One thing you can do if you can’t avoid type unstable containers is to hardcode all possible dispatches in if else statements, thereby avoiding dynamic dispatch. The only problem is that you have to know all types for which this should work and hardcode them. There is however the option to use a macro that duplicates one expression for all types found by doing subtypes(abstract_type). In this simple example I get a speed increase of 11.5 and reduce allocations to 0 with this technique (5 subtypes is too much for Julia to generate fast paths on its own):

abstract type T end

struct A <: T
    x::Float64
end

struct B <: T
    x::Float32
end

struct C <: T
    x::Float16
end

struct D <: T
    x::Int64
end

struct E <: T
    x::Int32
end

function test1(vec)
    x = 0.0
    for v in vec
        x += v.x
    end
    x
end

function test2(vec)
    x = 0.0
    for v in vec
        if v isa A
            x += v.x
        elseif v isa B
            x += v.x
        elseif v isa C
            x += v.x
        elseif v isa D
            x += v.x
        elseif v isa E
            x += v.x
        end
    end
    x
end

vec = [rand([A, B, C, D, E])(rand(1:100)) for _ in 1:1000000]
using BenchmarkTools

julia> @btime test1($vec)
  102.284 ms (1600092 allocations: 24.42 MiB)
5.0509599e7

julia> @btime test2($vec)
  8.885 ms (0 allocations: 0 bytes)
5.0509599e7
2 Likes

I did start the work for that but the problem is the various Material subtypes have different properties and it was getting all a bit much.

OTOH, I just counted and there are only 5 different Material types, even by the end of book 3, and they only have 5 different properties between them.

They wrap around the 4 Texture types.

I think it might even make sense to move away from the Object Hierarchy altogether - this is not C++ !
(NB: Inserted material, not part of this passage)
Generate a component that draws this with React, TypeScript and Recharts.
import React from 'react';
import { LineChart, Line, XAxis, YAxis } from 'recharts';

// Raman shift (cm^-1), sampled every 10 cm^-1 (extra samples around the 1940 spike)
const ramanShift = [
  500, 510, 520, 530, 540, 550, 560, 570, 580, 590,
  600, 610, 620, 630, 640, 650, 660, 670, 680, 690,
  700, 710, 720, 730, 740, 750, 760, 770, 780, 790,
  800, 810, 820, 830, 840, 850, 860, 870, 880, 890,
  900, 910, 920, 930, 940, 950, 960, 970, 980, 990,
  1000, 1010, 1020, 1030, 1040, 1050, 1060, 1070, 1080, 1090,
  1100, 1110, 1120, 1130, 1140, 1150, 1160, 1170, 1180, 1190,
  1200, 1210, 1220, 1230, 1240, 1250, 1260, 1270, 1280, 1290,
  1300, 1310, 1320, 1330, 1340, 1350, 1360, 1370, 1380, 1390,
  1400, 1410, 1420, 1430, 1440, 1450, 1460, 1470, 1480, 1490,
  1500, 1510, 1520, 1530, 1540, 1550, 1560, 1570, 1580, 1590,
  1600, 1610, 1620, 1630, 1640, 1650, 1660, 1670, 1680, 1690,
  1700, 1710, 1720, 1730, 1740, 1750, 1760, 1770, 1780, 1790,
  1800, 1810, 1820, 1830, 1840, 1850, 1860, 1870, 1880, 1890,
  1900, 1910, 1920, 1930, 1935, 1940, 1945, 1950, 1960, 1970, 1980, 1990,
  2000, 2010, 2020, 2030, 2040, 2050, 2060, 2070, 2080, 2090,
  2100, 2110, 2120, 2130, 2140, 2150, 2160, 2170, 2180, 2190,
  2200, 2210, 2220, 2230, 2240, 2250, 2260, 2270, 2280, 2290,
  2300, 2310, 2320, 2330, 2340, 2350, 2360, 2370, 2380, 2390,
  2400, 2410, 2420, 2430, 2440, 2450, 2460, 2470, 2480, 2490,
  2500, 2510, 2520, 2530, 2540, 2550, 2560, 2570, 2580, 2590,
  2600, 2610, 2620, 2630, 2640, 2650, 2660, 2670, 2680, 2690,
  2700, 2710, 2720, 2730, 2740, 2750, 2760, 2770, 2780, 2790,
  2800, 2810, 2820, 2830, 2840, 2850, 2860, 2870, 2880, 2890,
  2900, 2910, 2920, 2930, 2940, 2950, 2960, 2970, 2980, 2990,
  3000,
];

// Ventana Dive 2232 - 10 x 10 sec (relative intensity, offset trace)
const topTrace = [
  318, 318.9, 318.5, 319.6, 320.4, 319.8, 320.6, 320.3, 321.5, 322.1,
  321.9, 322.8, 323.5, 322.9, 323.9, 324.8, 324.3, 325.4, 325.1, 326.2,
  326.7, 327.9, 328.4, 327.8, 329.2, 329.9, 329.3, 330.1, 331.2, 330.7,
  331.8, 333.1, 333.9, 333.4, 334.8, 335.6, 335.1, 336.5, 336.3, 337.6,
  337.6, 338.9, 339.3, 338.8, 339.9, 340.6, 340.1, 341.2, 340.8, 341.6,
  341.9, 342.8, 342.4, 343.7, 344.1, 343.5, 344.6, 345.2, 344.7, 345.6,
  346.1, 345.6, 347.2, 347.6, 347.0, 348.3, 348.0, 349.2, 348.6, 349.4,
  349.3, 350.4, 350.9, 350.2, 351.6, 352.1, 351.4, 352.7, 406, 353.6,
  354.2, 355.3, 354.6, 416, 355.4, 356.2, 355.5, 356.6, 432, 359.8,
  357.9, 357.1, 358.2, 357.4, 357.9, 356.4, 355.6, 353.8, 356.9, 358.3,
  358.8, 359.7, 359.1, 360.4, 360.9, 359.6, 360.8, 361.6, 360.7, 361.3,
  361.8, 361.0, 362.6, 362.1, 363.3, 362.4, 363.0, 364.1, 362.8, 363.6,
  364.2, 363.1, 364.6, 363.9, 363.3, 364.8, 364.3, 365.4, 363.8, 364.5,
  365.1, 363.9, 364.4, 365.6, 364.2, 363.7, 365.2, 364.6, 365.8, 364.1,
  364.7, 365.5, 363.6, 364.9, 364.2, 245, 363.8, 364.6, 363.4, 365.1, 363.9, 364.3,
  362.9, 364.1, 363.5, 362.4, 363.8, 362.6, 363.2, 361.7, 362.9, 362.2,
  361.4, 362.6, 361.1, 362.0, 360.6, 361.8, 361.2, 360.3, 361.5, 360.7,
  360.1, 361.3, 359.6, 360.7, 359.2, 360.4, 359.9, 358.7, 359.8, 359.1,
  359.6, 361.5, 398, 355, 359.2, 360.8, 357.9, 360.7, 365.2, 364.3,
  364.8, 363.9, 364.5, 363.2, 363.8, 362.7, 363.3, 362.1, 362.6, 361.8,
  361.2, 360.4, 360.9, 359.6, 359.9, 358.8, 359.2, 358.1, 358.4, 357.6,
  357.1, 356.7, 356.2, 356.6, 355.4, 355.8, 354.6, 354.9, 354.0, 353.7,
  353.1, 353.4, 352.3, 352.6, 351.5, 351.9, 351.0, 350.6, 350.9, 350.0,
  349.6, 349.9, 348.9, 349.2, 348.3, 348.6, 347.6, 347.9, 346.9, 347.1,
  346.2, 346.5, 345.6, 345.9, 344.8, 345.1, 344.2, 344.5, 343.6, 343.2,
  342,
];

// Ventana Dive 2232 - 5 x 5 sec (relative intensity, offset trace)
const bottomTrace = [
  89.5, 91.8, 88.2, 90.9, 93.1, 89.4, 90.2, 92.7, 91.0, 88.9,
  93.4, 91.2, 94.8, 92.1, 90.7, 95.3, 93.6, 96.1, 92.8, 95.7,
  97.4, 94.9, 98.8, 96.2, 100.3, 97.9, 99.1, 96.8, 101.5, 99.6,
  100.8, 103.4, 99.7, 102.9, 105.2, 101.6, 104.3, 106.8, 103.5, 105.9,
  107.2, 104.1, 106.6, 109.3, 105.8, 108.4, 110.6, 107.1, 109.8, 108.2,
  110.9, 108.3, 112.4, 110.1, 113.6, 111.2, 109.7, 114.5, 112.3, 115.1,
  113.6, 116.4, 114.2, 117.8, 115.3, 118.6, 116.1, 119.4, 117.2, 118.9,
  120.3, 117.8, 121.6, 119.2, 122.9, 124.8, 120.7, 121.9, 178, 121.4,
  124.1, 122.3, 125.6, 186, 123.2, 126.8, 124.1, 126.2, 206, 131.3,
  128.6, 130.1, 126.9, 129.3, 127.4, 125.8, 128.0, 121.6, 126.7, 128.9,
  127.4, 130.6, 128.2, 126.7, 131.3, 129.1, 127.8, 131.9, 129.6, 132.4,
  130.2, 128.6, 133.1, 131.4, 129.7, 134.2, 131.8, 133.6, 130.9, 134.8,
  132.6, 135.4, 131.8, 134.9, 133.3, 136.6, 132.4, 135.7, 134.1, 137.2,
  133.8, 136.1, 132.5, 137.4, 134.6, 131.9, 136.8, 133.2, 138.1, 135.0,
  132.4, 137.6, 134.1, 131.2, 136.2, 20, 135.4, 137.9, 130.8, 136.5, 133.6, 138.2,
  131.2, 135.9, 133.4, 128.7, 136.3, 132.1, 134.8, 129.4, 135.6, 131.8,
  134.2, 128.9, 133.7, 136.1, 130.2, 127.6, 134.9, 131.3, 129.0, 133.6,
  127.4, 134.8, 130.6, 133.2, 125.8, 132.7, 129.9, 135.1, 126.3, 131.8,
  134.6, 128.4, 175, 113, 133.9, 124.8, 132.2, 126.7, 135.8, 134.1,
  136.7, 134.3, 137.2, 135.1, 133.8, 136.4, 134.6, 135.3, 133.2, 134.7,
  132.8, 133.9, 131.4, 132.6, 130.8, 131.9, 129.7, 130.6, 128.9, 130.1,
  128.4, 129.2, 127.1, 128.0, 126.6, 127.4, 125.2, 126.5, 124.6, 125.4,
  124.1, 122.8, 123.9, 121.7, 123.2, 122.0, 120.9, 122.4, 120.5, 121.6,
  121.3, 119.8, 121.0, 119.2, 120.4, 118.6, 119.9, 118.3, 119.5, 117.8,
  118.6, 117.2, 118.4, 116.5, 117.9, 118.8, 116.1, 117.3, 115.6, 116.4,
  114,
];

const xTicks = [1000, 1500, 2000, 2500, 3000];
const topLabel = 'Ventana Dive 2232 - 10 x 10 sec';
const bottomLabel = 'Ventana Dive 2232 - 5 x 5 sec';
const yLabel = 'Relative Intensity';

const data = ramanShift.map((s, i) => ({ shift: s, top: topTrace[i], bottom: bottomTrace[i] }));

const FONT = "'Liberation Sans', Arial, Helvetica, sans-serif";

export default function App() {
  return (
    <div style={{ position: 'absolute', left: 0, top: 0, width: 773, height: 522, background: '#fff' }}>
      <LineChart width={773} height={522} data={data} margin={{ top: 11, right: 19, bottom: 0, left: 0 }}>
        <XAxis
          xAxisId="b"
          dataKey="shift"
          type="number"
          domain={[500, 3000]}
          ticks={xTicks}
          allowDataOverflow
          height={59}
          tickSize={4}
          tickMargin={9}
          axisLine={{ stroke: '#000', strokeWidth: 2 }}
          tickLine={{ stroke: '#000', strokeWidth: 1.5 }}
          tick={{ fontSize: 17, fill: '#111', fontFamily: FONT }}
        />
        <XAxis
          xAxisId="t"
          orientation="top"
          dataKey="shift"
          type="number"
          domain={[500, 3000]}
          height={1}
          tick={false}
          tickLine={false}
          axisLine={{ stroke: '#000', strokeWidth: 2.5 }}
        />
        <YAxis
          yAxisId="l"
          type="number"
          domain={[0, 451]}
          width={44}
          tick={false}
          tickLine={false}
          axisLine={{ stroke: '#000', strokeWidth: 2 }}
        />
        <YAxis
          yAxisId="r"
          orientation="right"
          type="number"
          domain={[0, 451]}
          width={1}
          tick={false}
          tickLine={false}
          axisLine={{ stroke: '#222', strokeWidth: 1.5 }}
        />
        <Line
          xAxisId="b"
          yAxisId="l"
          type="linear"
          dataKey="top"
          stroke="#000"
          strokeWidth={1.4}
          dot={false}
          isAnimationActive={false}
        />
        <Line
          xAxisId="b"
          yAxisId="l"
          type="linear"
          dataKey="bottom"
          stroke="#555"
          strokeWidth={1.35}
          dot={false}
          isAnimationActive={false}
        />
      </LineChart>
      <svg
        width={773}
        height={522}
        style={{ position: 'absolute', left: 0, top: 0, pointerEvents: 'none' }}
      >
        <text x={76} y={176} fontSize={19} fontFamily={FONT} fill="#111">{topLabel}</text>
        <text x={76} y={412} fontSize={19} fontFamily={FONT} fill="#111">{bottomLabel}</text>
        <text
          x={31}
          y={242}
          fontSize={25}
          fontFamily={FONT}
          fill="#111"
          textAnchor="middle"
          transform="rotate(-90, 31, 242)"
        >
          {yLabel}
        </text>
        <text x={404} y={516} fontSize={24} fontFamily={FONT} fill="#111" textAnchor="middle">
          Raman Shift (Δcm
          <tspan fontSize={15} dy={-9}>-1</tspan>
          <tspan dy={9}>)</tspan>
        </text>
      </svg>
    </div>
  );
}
So I changed it to 1 Material and an enum

So it’s now type stable on the Materials

It has taken about 5s off the single threaded time - that’s TTFX

If we render a hot frame, it’s just ~10s slower than the C++ version

With multiple threads, 3.7s per frame

That’s on this branch

https://github.com/lawless-m/ShirleyRenderer.jl/tree/OneWeekend

3 Likes

I made a Distributed version

I haven’t used add_procs yet though, so this is just on my local machine

Each process generates a scanline (tbh it’s scancol)
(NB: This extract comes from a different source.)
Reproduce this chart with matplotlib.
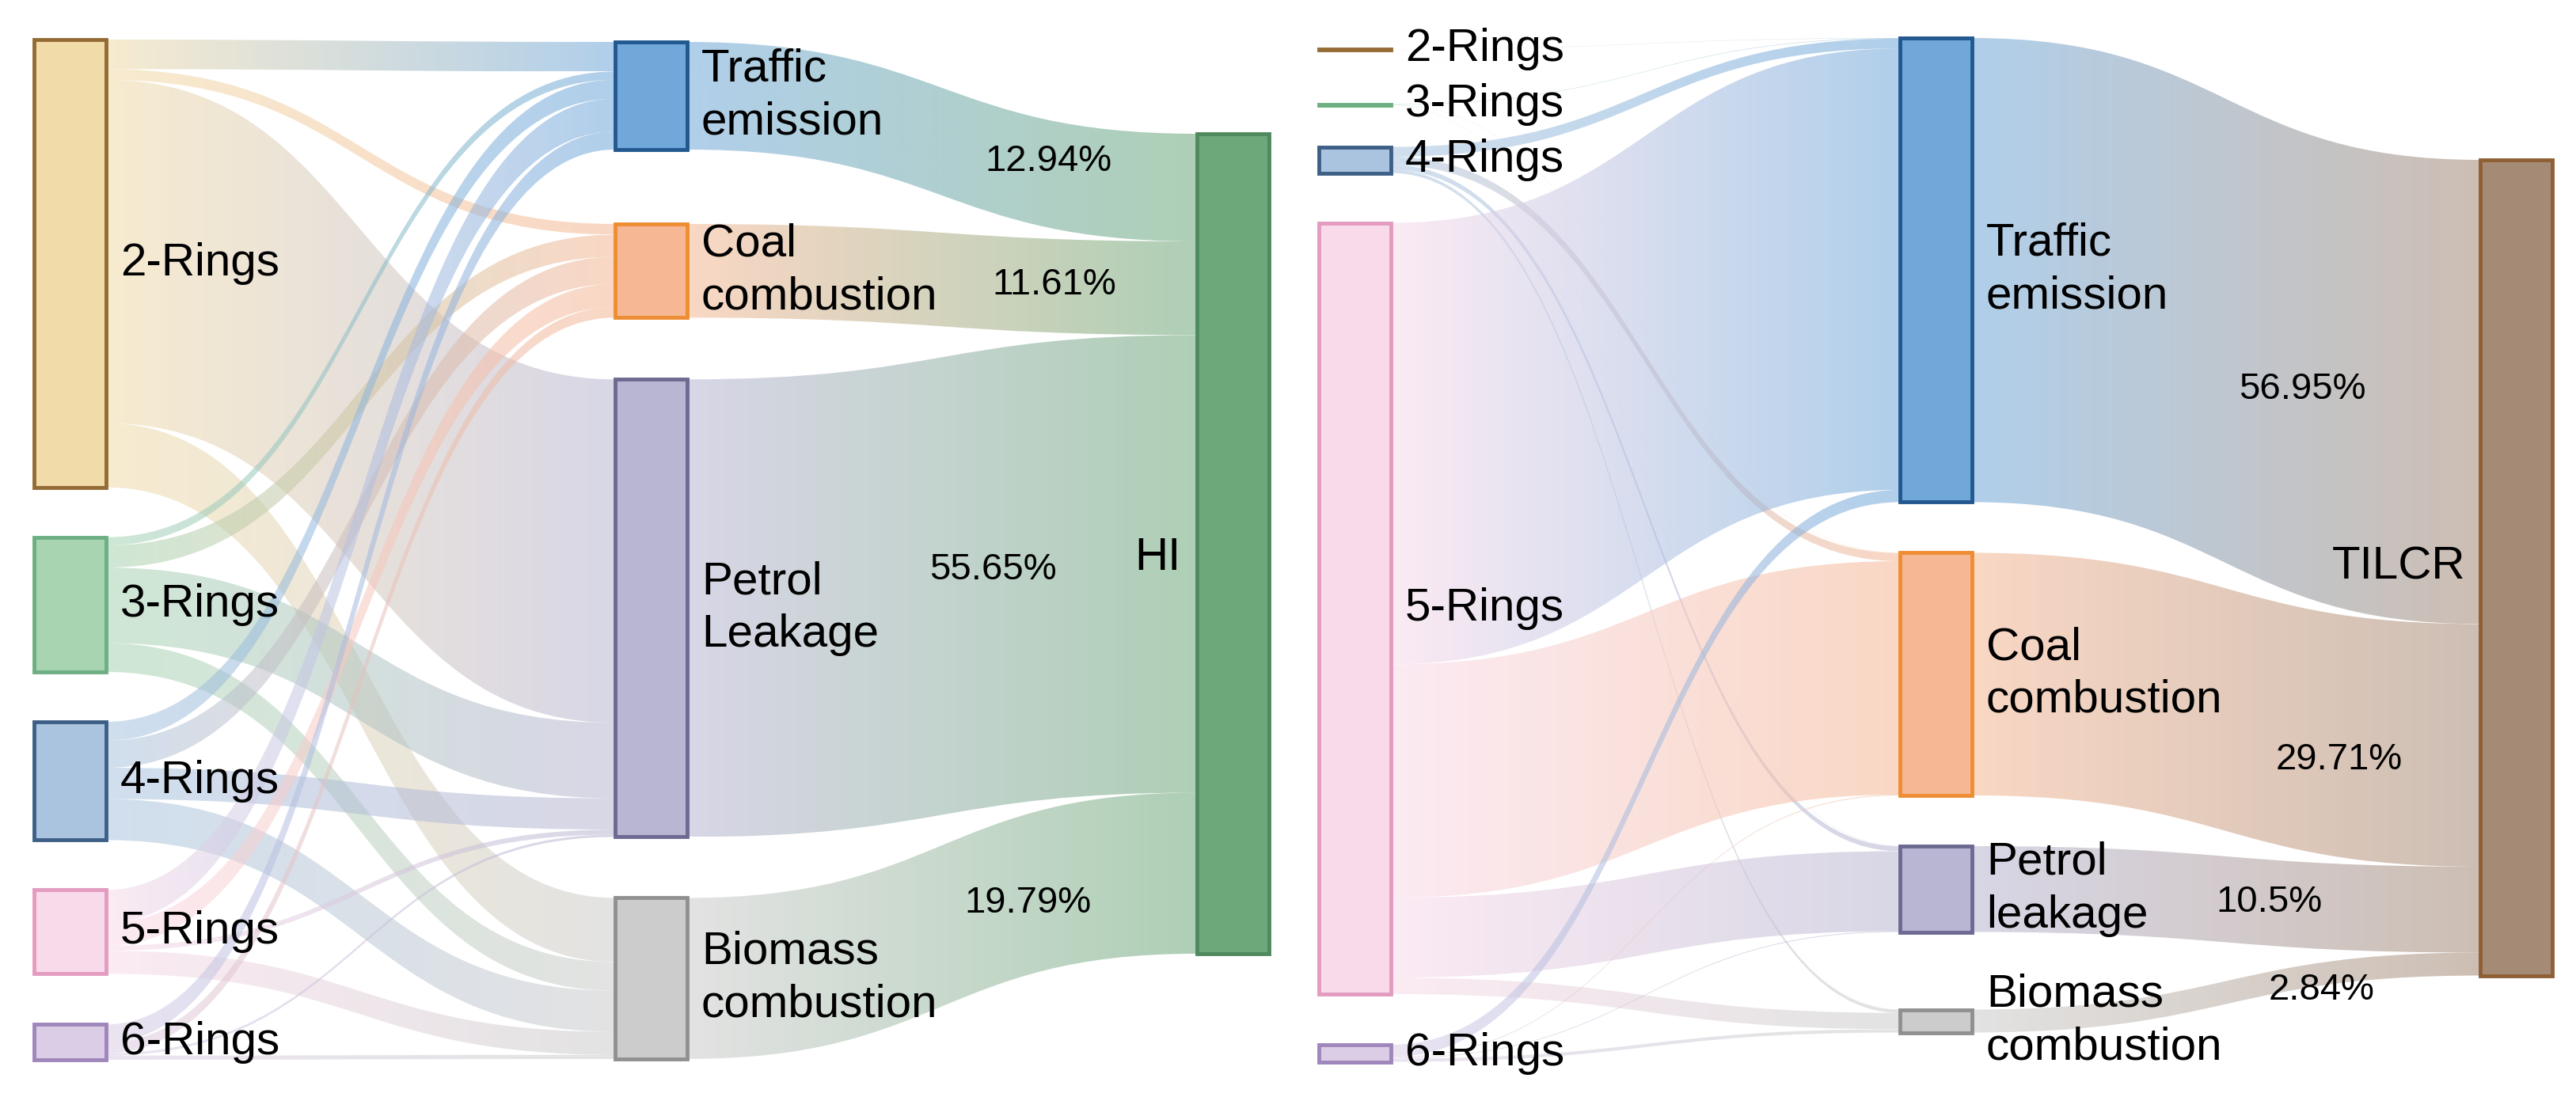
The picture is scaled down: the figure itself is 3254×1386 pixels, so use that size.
import numpy as np
import matplotlib
matplotlib.use("Agg")
import matplotlib.pyplot as plt
from matplotlib.path import Path
from matplotlib.patches import PathPatch, Rectangle
from matplotlib.colors import to_rgb

plt.rcParams['font.family'] = ['Liberation Sans', 'DejaVu Sans']

################################################################################
# data (share in %, rows = rings, columns = source categories)

rings = ["2-Rings", "3-Rings", "4-Rings", "5-Rings", "6-Rings"]

hi_sources = ["Traffic\nemission", "Coal\ncombustion", "Petrol\nLeakage", "Biomass\ncombustion"]
hi_flows = [
    [3.6, 1.3, 41.8, 7.8],
    [1.0, 2.7, 9.2, 3.5],
    [2.3, 3.3, 3.8, 5.0],
    [4.0, 2.8, 0.6, 2.8],
    [2.2, 1.3, 0.3, 0.5],
]
hi_share = ["12.94%", "11.61%", "55.65%", "19.79%"]

tilcr_sources = ["Traffic\nemission", "Coal\ncombustion", "Petrol\nleakage", "Biomass\ncombustion"]
tilcr_flows = [
    [0.03, 0.01, 0.01, 0.005],
    [0.05, 0.02, 0.02, 0.01],
    [1.2, 1.0, 0.6, 0.4],
    [54.1, 28.6, 9.8, 2.0],
    [1.5, 0.1, 0.1, 0.4],
]
tilcr_share = ["56.95%", "29.71%", "10.5%", "2.84%"]

################################################################################
# styles

ring_fill = ["#F1DBA9", "#A8D4B2", "#AAC4E0", "#F9DAEA", "#DCCDE6"]
ring_edge = ["#946B35", "#6DAF82", "#3D5F86", "#E39BC0", "#9F86BB"]
src_fill = ["#70A8DA", "#F5B794", "#B8B6D2", "#CCCCCC"]
src_edge = ["#22588F", "#EE8D33", "#6C6A92", "#909090"]

LINK_ALPHA = 0.55
LABEL_SIZE = 42
PCT_SIZE = 34

left_layout = dict(x=[43, 777, 1512], w=91, scale=10.38,
                   ring_top=50, ring_gaps=[63, 63, 63, 64],
                   cat_top=53, cat_gaps=[94, 78, 77], target_top=169,
                   pct_xy=[(1324, 204), (1332, 360), (1254, 720), (1298, 1141)],
                   target_xy=(1492, 705))
right_layout = dict(x=[1666, 2400, 3133], w=91, scale=10.31,
                    ring_top=62, ring_gaps=[69, 53, 63, 64],
                    cat_top=48, cat_gaps=[64, 64, 98], target_top=202,
                    pct_xy=[(2908, 492), (2955, 960), (2866, 1140), (2933, 1251)],
                    target_xy=(3114, 716))

################################################################################

def draw_link(ax, xa, xb, ya0, ya1, yb0, yb1, c0, c1):
    xm = (xa + xb) / 2
    verts = [(xa, ya0), (xm, ya0), (xm, yb0), (xb, yb0),
             (xb, yb1), (xm, yb1), (xm, ya1), (xa, ya1), (xa, ya0)]
    codes = [Path.MOVETO, Path.CURVE4, Path.CURVE4, Path.CURVE4,
             Path.LINETO, Path.CURVE4, Path.CURVE4, Path.CURVE4, Path.CLOSEPOLY]
    patch = PathPatch(Path(verts, codes), facecolor="none", edgecolor="none")
    ax.add_patch(patch)
    t = np.linspace(0, 1, 256)[None, :, None]
    rgb = (1 - t) * np.array(to_rgb(c0)) + t * np.array(to_rgb(c1))
    img = np.concatenate([rgb, np.full((1, 256, 1), LINK_ALPHA)], axis=2)
    lo, hi = min(ya0, yb0), max(ya1, yb1)
    im = ax.imshow(img, extent=(xa, xb, hi, lo), aspect="auto",
                   interpolation="bilinear", zorder=1)
    im.set_clip_path(patch)


def stack(top, heights, gaps):
    tops = [top]
    for h, g in zip(heights[:-1], gaps):
        tops.append(tops[-1] + h + g)
    return tops


def draw_node(ax, x, y, w, h, fill, edge):
    ax.add_patch(Rectangle((x, y), w, h, facecolor=fill, edgecolor=edge,
                           linewidth=3.5, zorder=3))


def draw_panel(ax, flows, cat_labels, shares, target, target_fill, target_edge, lay):
    flows = np.array(flows, dtype=float)
    s = lay["scale"]
    w = lay["w"]
    x0, x1, x2 = lay["x"]

    ring_h = flows.sum(axis=1) * s
    cat_h = flows.sum(axis=0) * s
    ring_y = stack(lay["ring_top"], ring_h, lay["ring_gaps"])
    cat_y = stack(lay["cat_top"], cat_h, lay["cat_gaps"])
    tgt_y = lay["target_top"]

    # rings -> categories
    out_off = list(ring_y)
    in_off = list(cat_y)
    for i in range(len(rings)):
        for j in range(len(cat_labels)):
            h = flows[i, j] * s
            draw_link(ax, x0 + w, x1, out_off[i], out_off[i] + h,
                      in_off[j], in_off[j] + h, ring_fill[i], src_fill[j])
            out_off[i] += h
            in_off[j] += h

    # categories -> target
    t_off = tgt_y
    for j in range(len(cat_labels)):
        h = cat_h[j]
        draw_link(ax, x1 + w, x2, cat_y[j], cat_y[j] + h, t_off, t_off + h,
                  src_fill[j], target_fill)
        t_off += h

    for i, name in enumerate(rings):
        draw_node(ax, x0, ring_y[i], w, ring_h[i], ring_fill[i], ring_edge[i])
        ax.text(x0 + w + 18, ring_y[i] + ring_h[i] / 2, name, fontsize=LABEL_SIZE,
                ha="left", va="center", zorder=4)

    for j, name in enumerate(cat_labels):
        draw_node(ax, x1, cat_y[j], w, cat_h[j], src_fill[j], src_edge[j])
        ax.text(x1 + w + 18, cat_y[j] + cat_h[j] / 2, name, fontsize=LABEL_SIZE,
                ha="left", va="center", linespacing=1.3, zorder=4)
        px, py = lay["pct_xy"][j]
        ax.text(px, py, shares[j], fontsize=PCT_SIZE, ha="center", va="center", zorder=4)

    draw_node(ax, x2, tgt_y, w, cat_h.sum(), target_fill, target_edge)
    tx, ty = lay["target_xy"]
    ax.text(tx, ty, target, fontsize=LABEL_SIZE, ha="right", va="center", zorder=4)

################################################################################

fig = plt.figure(figsize=(32.55, 13.86), dpi=100)
ax = fig.add_axes([0, 0, 1, 1])

draw_panel(ax, hi_flows, hi_sources, hi_share, "HI", "#6CA87A", "#4E8A5E", left_layout)
draw_panel(ax, tilcr_flows, tilcr_sources, tilcr_share, "TILCR", "#A58A76", "#8E5F34", right_layout)

ax.set_xlim(0, 3255)
ax.set_ylim(1386, 0)
ax.axis("off")

fig.savefig("out.png", dpi=100, facecolor="white")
One interesting aspect is I made it so the workers can stay active. You send them a Render struct, which contains the Scene to render, the image size etc, so it is the beginning of a render farm.

I used to be a professional Digital Animator in the 1990s and I could only dream of such render times on our Pentium Pro 180Mhz machine ! It took nearly 3 weeks to render this, 24/7

matt@pox:~/GitHub/ShirleyRenderer.jl$ time julia -t 8 -p 8 examples/DRandomScene.jl 
      From worker 2:	Listening
      From worker 5:	Listening
      From worker 6:	Listening
      From worker 3:	Listening
      From worker 7:	Listening
      From worker 4:	Listening
      From worker 9:	Listening
      From worker 8:	Listening
  7.492711 seconds (6.69 M allocations: 273.346 MiB, 1.04% gc time, 22.40% compilation time)

real	0m37.941s
user	5m4.618s
sys	0m9.297s
3 Likes

Hi Matt, I see that you switched from StaticArrays Vec3 to a custom one. What was the rationale?

in this thread some people had found reduced TTFX by removing that as a dependency. So I was experimenting with that. I don’t think it made any difference.

But it did enable me to simplify because I could add a methods for op(::Vec3, ::Float64) which broadcasts the scalar op to every member of the vec. although that’s for looks not speed :slight_smile:

I’ve also been playing with GPU code for it, and although I haven’t got it working yet, it does look promising - testing the hits for the whole scanline in a single GPU Kernel

1 Like

Thanks. See also my repo for an example of using CUDA (through Tullio)

1 Like